* start Data segment *

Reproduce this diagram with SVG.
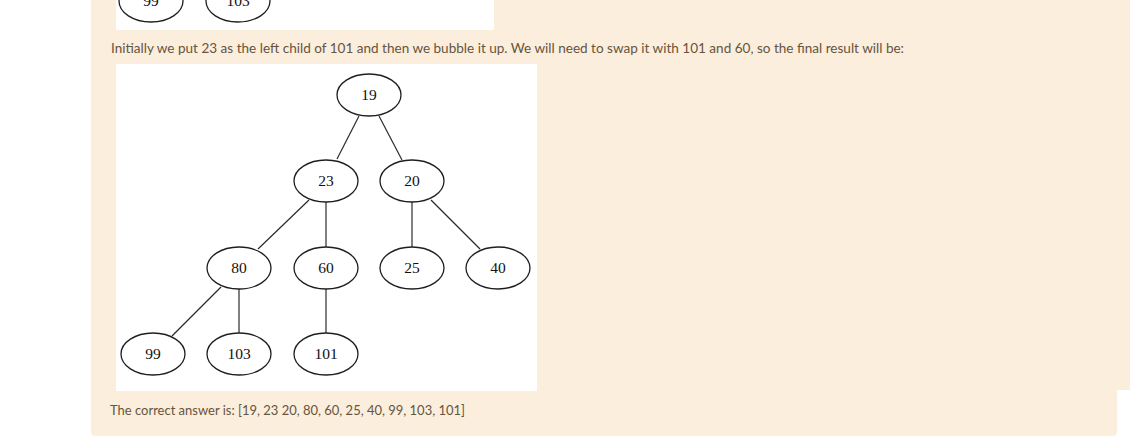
<svg xmlns="http://www.w3.org/2000/svg" width="1130" height="440" viewBox="0 0 1130 440">
<style>
.n ellipse{fill:#fff;stroke:#1e1e1e;stroke-width:1.3}
.n text{font-family:"Liberation Serif",serif;font-size:15.5px;fill:#111;text-anchor:middle}
.e line{stroke:#2a2a2a;stroke-width:1.2}
.p{font-family:Lato,"Open Sans",sans-serif;font-size:14px;fill:#66543d}
</style>
<rect x="0" y="0" width="1130" height="440" fill="#fff"/>
<path d="M91 0 H1130 V390 H1117 V432 Q1117 436 1113 436 H95 Q91 436 91 432 Z" fill="#fbeedc"/>
<rect x="116" y="0" width="378" height="30" fill="#fff"/>
<g id="prev99" class="n"><ellipse cx="151" cy="1" rx="32" ry="21"/><text x="151" y="6">99</text></g>
<g id="prev103" class="n"><ellipse cx="238" cy="1" rx="32" ry="21"/><text x="238" y="6">103</text></g>
<text class="p" x="111" y="53" textLength="793" lengthAdjust="spacingAndGlyphs">Initially we put 23 as the left child of 101 and  then we bubble it up. We will need to swap it with 101 and 60, so the final result will be:</text>
<rect x="116" y="64" width="421" height="327" fill="#fff"/>
<g id="edges" class="e">
<line x1="359" y1="116" x2="337" y2="159"/>
<line x1="379" y1="116" x2="402" y2="160"/>
<line x1="309" y1="200" x2="258" y2="249"/>
<line x1="326" y1="202" x2="326" y2="247"/>
<line x1="412" y1="202" x2="412" y2="247"/>
<line x1="431" y1="200" x2="480" y2="249"/>
<line x1="221" y1="287" x2="172" y2="336"/>
<line x1="239" y1="289" x2="239" y2="333"/>
<line x1="326" y1="289" x2="326" y2="333"/>
</g>
<g id="n19" class="n"><ellipse cx="369" cy="95" rx="32" ry="21"/><text x="369" y="100">19</text></g>
<g id="n23" class="n"><ellipse cx="326" cy="181" rx="32" ry="21"/><text x="326" y="186">23</text></g>
<g id="n20" class="n"><ellipse cx="412" cy="181" rx="32" ry="21"/><text x="412" y="186">20</text></g>
<g id="n80" class="n"><ellipse cx="239" cy="268" rx="32" ry="21"/><text x="239" y="273">80</text></g>
<g id="n60" class="n"><ellipse cx="326" cy="268" rx="32" ry="21"/><text x="326" y="273">60</text></g>
<g id="n25" class="n"><ellipse cx="412" cy="268" rx="32" ry="21"/><text x="412" y="273">25</text></g>
<g id="n40" class="n"><ellipse cx="498" cy="268" rx="32" ry="21"/><text x="498" y="273">40</text></g>
<g id="n99" class="n"><ellipse cx="153" cy="354" rx="32" ry="21"/><text x="153" y="359">99</text></g>
<g id="n103" class="n"><ellipse cx="239" cy="354" rx="32" ry="21"/><text x="239" y="359">103</text></g>
<g id="n101" class="n"><ellipse cx="326" cy="354" rx="32" ry="21"/><text x="326" y="359">101</text></g>
<text class="p" x="110" y="415" textLength="355" lengthAdjust="spacingAndGlyphs">The correct answer is: [19, 23 20, 80, 60, 25, 40, 99, 103, 101]</text>
</svg>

* end Data segment *

» Set task
Exclude every picture and copy the remaining data exactly.

» Solution to this exercise
Reproduce this diagram with SVG.
<svg xmlns="http://www.w3.org/2000/svg" width="1130" height="440" viewBox="0 0 1130 440">
<style>
.n ellipse{fill:#fff;stroke:#1e1e1e;stroke-width:1.3}
.n text{font-family:"Liberation Serif",serif;font-size:15.5px;fill:#111;text-anchor:middle}
.e line{stroke:#2a2a2a;stroke-width:1.2}
.p{font-family:Lato,"Open Sans",sans-serif;font-size:14px;fill:#66543d}
</style>
<rect x="0" y="0" width="1130" height="440" fill="#fff"/>
<path d="M91 0 H1130 V390 H1117 V432 Q1117 436 1113 436 H95 Q91 436 91 432 Z" fill="#fbeedc"/>
<rect x="116" y="0" width="378" height="30" fill="#fff"/>
<g id="prev99" class="n"><ellipse cx="151" cy="1" rx="32" ry="21"/><text x="151" y="6">99</text></g>
<g id="prev103" class="n"><ellipse cx="238" cy="1" rx="32" ry="21"/><text x="238" y="6">103</text></g>
<text class="p" x="111" y="53" textLength="793" lengthAdjust="spacingAndGlyphs">Initially we put 23 as the left child of 101 and  then we bubble it up. We will need to swap it with 101 and 60, so the final result will be:</text>
<rect x="116" y="64" width="421" height="327" fill="#fff"/>
<g id="edges" class="e">
<line x1="359" y1="116" x2="337" y2="159"/>
<line x1="379" y1="116" x2="402" y2="160"/>
<line x1="309" y1="200" x2="258" y2="249"/>
<line x1="326" y1="202" x2="326" y2="247"/>
<line x1="412" y1="202" x2="412" y2="247"/>
<line x1="431" y1="200" x2="480" y2="249"/>
<line x1="221" y1="287" x2="172" y2="336"/>
<line x1="239" y1="289" x2="239" y2="333"/>
<line x1="326" y1="289" x2="326" y2="333"/>
</g>
<g id="n19" class="n"><ellipse cx="369" cy="95" rx="32" ry="21"/><text x="369" y="100">19</text></g>
<g id="n23" class="n"><ellipse cx="326" cy="181" rx="32" ry="21"/><text x="326" y="186">23</text></g>
<g id="n20" class="n"><ellipse cx="412" cy="181" rx="32" ry="21"/><text x="412" y="186">20</text></g>
<g id="n80" class="n"><ellipse cx="239" cy="268" rx="32" ry="21"/><text x="239" y="273">80</text></g>
<g id="n60" class="n"><ellipse cx="326" cy="268" rx="32" ry="21"/><text x="326" y="273">60</text></g>
<g id="n25" class="n"><ellipse cx="412" cy="268" rx="32" ry="21"/><text x="412" y="273">25</text></g>
<g id="n40" class="n"><ellipse cx="498" cy="268" rx="32" ry="21"/><text x="498" y="273">40</text></g>
<g id="n99" class="n"><ellipse cx="153" cy="354" rx="32" ry="21"/><text x="153" y="359">99</text></g>
<g id="n103" class="n"><ellipse cx="239" cy="354" rx="32" ry="21"/><text x="239" y="359">103</text></g>
<g id="n101" class="n"><ellipse cx="326" cy="354" rx="32" ry="21"/><text x="326" y="359">101</text></g>
<text class="p" x="110" y="415" textLength="355" lengthAdjust="spacingAndGlyphs">The correct answer is: [19, 23 20, 80, 60, 25, 40, 99, 103, 101]</text>
</svg>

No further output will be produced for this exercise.